An important obligation in a franchise agreement is the personal guaranty. Although this provision will be cited in the Franchise Disclosure Document it may not get the attention of other items. Prospective franchisees should fully understand the obligations that the personal guarantee reason why franchisors require this covenant and what the implications are in the event the franchisee has problems. When performing franchisor due diligence, keep this factor in mind. 

Virtually every franchisor requires that its franchisees be individually responsible for and guarantee all contractual commitments, including the financial obligations, made by the corporate entity owning and operating the franchise. 

Obtaining personal guarantees from individuals is a common practice for lenders, creditors and landlords. Banks that lend money to a franchisee will require the owner to personally guarantee repayment of the loan. Landlords leasing space to franchises, almost always require the personal guarantee of the franchise owner. 

A personal guaranty provides the franchisor, with additional security in the form of the assets of the guarantor, the franchisee. Otherwise, the franchisor could be chasing corporate entities with virtually no assets. 

Most personal guaranty provisions in the franchise agreement enable the franchisor to immediately proceed against the individual guarantor (franchisee) rather than the corporation operating the franchise.
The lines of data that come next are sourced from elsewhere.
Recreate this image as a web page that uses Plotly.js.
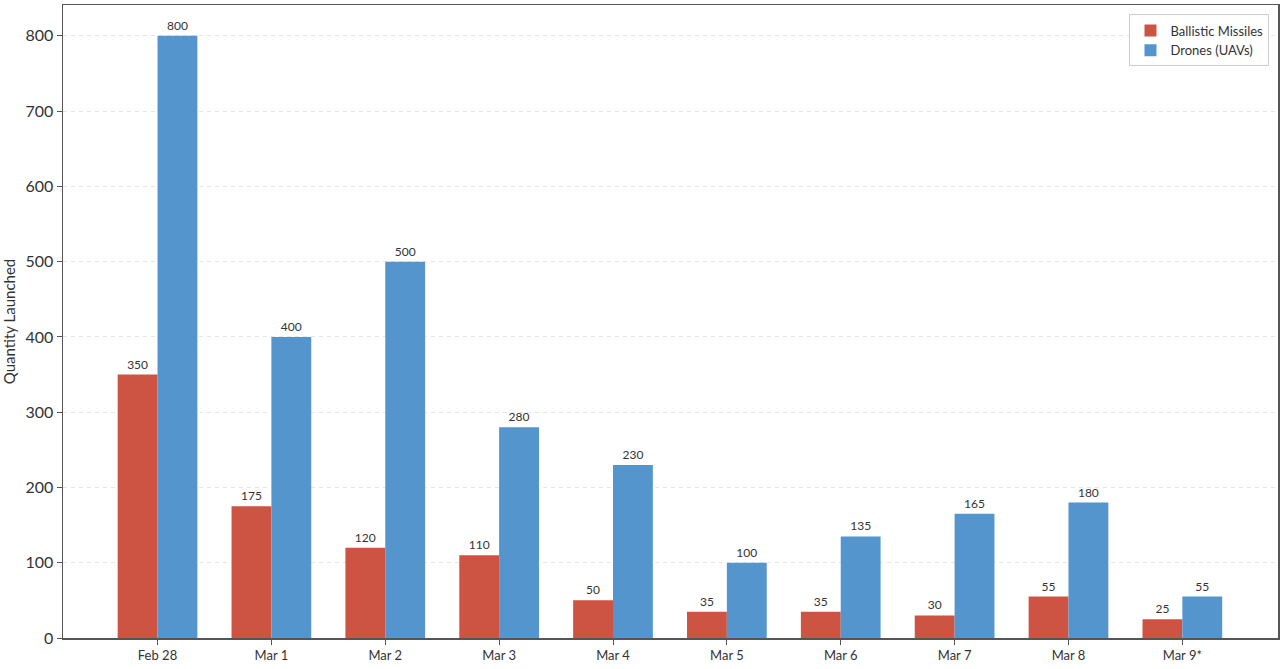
<!DOCTYPE html>
<html>
<head>
<meta charset="utf-8">
<script src="https://cdn.plot.ly/plotly-3.0.1.min.js"></script>
<style>
  html, body { margin: 0; padding: 0; background: #fff; }
  #chart { width: 1280px; height: 669px; }
</style>
</head>
<body>
<div id="chart"></div>
<script>
// launch counts per day
const days = ["Feb 28", "Mar 1", "Mar 2", "Mar 3", "Mar 4", "Mar 5", "Mar 6", "Mar 7", "Mar 8", "Mar 9*"];
const missiles = [350, 175, 120, 110, 50, 35, 35, 30, 55, 25];
const drones = [800, 400, 500, 280, 230, 100, 135, 165, 180, 55];
const yTicks = [0, 100, 200, 300, 400, 500, 600, 700, 800];

const RED = "#cd5442";
const BLUE = "#5395cc";

function barTrace(name, vals, color) {
  return {
    type: "bar", name: name, x: days, y: vals,
    marker: {color: color},
    text: vals.map(String), textposition: "outside", cliponaxis: false,
    textfont: {size: 12, color: "#333", family: "Lato, Inter, sans-serif"}
  };
}

let traces = [
  barTrace("Ballistic Missiles", missiles, RED),
  barTrace("Drones (UAVs)", drones, BLUE)
];

let layout = {
  width: 1280, height: 669,
  margin: {l: 63, r: 2, t: 5, b: 31},
  paper_bgcolor: "#fff", plot_bgcolor: "#fff",
  font: {family: "Lato, Inter, sans-serif", color: "#333"},
  barmode: "group", bargap: 0.3, bargroupgap: 0,
  showlegend: true,
  legend: {
    x: 0.993, y: 0.985, xanchor: "right", yanchor: "top",
    bordercolor: "#cccccc", borderwidth: 1, bgcolor: "#fff",
    font: {size: 13, color: "#333"}, tracegroupgap: 0
  },
  xaxis: {
    range: [-0.83, 9.84],
    showline: true, linecolor: "#555", linewidth: 1.5, mirror: true,
    ticks: "outside", ticklen: 5, tickcolor: "#555",
    tickfont: {size: 13, color: "#333"},
    showgrid: false
  },
  yaxis: {
    range: [0, 841],
    tickvals: yTicks,
    showline: true, linecolor: "#555", linewidth: 1.5, mirror: true,
    ticks: "outside", ticklen: 5, tickcolor: "#555",
    tickfont: {size: 16, color: "#333"},
    gridcolor: "#e6e6e6", griddash: "4px,4px", gridwidth: 1,
    zeroline: false,
    title: {text: "Quantity Launched", font: {size: 15, color: "#333"}, standoff: 10}
  }
};

Plotly.newPlot("chart", traces, layout, {displayModeBar: false, staticPlot: true});
</script>
</body>
</html>
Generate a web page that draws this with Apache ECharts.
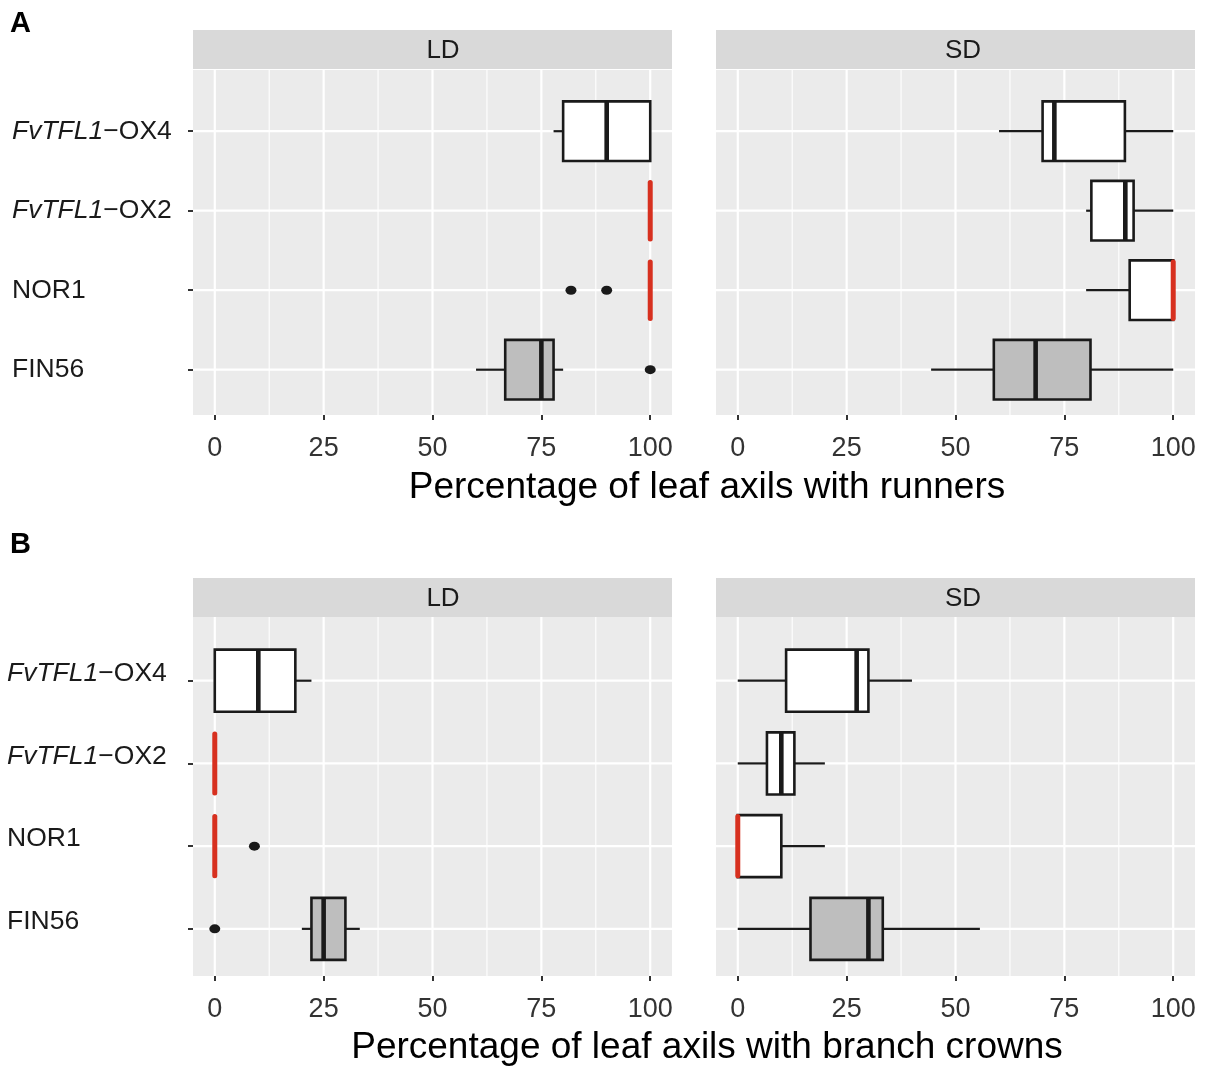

This is because the individual franchisee is usually required to waive the right to require the franchisor to proceed first against the franchisee's corporate entity. 

The personal guaranty provision is contained in the Franchise Agreement and will include an exhibit of the agreement the individual must sign.  

Most franchisors require that the spouse of the individual franchisee execute the guaranty obligation. This allows the franchisor to pursue those assets held jointly in the marriage, such as bank accounts, investments, personal property and real estate. 

Since franchises are typically granted to individuals, who usually establish a corporation for liability or tax reasons, a franchisor views the operation of the franchise resting with an individual rather than a corporation. The franchisor uses the personal guaranty to protect its trade secrets, enforce non-competes and recover monies owed by the franchisee. Without this tool the franchisor would most likely pursue a shell corporation with few assets.